Problem
Transcribe the listing exactly, leaving out every picture.

Data segment
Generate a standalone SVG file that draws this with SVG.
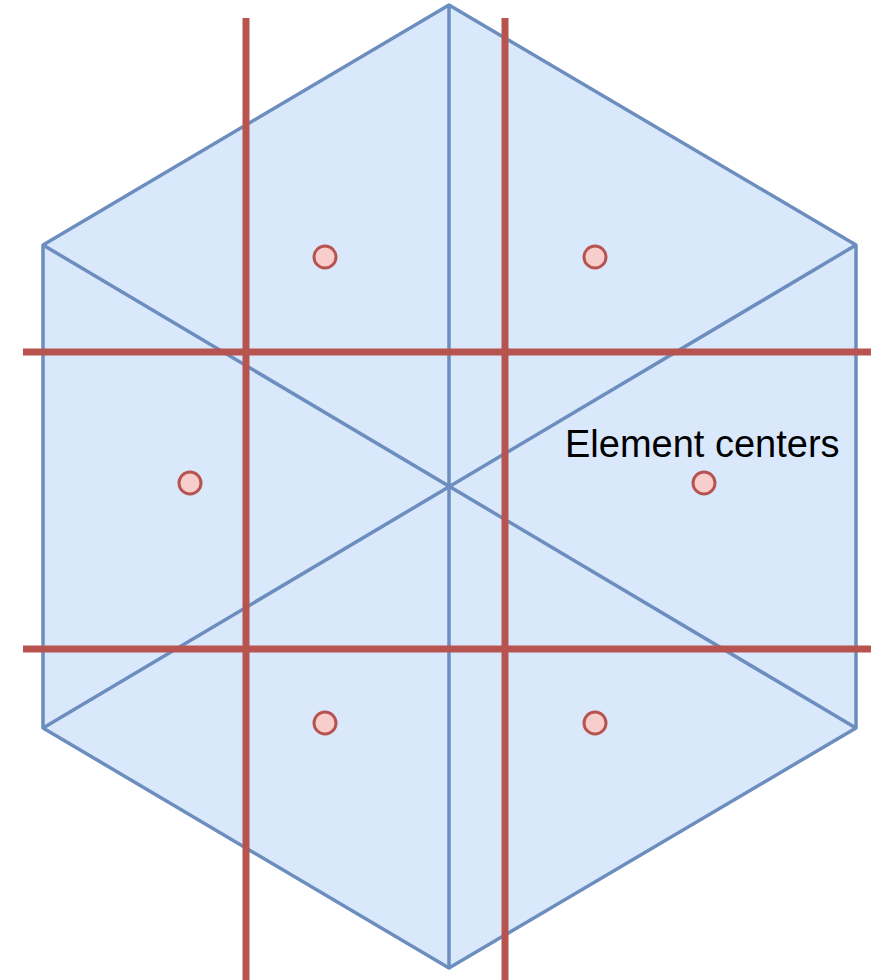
<svg xmlns="http://www.w3.org/2000/svg" width="871" height="980" viewBox="0 0 871 980">
<style>
.mesh{fill:#dae8fc;stroke:#6c8ebf;stroke-width:3.5;stroke-linejoin:round}
.edge{fill:none;stroke:#6c8ebf;stroke-width:3.5}
.grid{fill:none;stroke:#b85450;stroke-width:7}
.ctr{fill:#f8cecc;stroke:#b85450;stroke-width:3}
.lbl{font-family:"Liberation Sans",Arial,sans-serif;font-size:38px;fill:#000}
</style>
<rect width="871" height="980" fill="#fff"/>
<g id="hexagon">
<polygon class="mesh" points="449,5 856,245 856,728 449,968 43,728 43,245"/>
</g>
<g id="connectors">
<line class="edge" x1="449" y1="5" x2="449" y2="968"/>
<line class="edge" x1="43" y1="245" x2="856" y2="728"/>
<line class="edge" x1="856" y1="245" x2="43" y2="728"/>
</g>
<g id="grid">
<line class="grid" x1="246" y1="18" x2="246" y2="980"/>
<line class="grid" x1="505" y1="18" x2="505" y2="980"/>
<line class="grid" x1="23" y1="352" x2="871" y2="352"/>
<line class="grid" x1="23" y1="649" x2="871" y2="649"/>
</g>
<g id="c1"><circle class="ctr" cx="325" cy="257" r="11"/></g>
<g id="c2"><circle class="ctr" cx="595" cy="257" r="11"/></g>
<g id="c3"><circle class="ctr" cx="190" cy="483" r="11"/></g>
<g id="c4"><circle class="ctr" cx="704" cy="483" r="11"/></g>
<g id="c5"><circle class="ctr" cx="325" cy="723" r="11"/></g>
<g id="c6"><circle class="ctr" cx="595" cy="723" r="11"/></g>
<g id="label"><text class="lbl" x="565" y="457">Element centers</text></g>
</svg>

Exercise answer
Generate a standalone SVG file that draws this with SVG.
<svg xmlns="http://www.w3.org/2000/svg" width="871" height="980" viewBox="0 0 871 980">
<style>
.mesh{fill:#dae8fc;stroke:#6c8ebf;stroke-width:3.5;stroke-linejoin:round}
.edge{fill:none;stroke:#6c8ebf;stroke-width:3.5}
.grid{fill:none;stroke:#b85450;stroke-width:7}
.ctr{fill:#f8cecc;stroke:#b85450;stroke-width:3}
.lbl{font-family:"Liberation Sans",Arial,sans-serif;font-size:38px;fill:#000}
</style>
<rect width="871" height="980" fill="#fff"/>
<g id="hexagon">
<polygon class="mesh" points="449,5 856,245 856,728 449,968 43,728 43,245"/>
</g>
<g id="connectors">
<line class="edge" x1="449" y1="5" x2="449" y2="968"/>
<line class="edge" x1="43" y1="245" x2="856" y2="728"/>
<line class="edge" x1="856" y1="245" x2="43" y2="728"/>
</g>
<g id="grid">
<line class="grid" x1="246" y1="18" x2="246" y2="980"/>
<line class="grid" x1="505" y1="18" x2="505" y2="980"/>
<line class="grid" x1="23" y1="352" x2="871" y2="352"/>
<line class="grid" x1="23" y1="649" x2="871" y2="649"/>
</g>
<g id="c1"><circle class="ctr" cx="325" cy="257" r="11"/></g>
<g id="c2"><circle class="ctr" cx="595" cy="257" r="11"/></g>
<g id="c3"><circle class="ctr" cx="190" cy="483" r="11"/></g>
<g id="c4"><circle class="ctr" cx="704" cy="483" r="11"/></g>
<g id="c5"><circle class="ctr" cx="325" cy="723" r="11"/></g>
<g id="c6"><circle class="ctr" cx="595" cy="723" r="11"/></g>
<g id="label"><text class="lbl" x="565" y="457">Element centers</text></g>
</svg>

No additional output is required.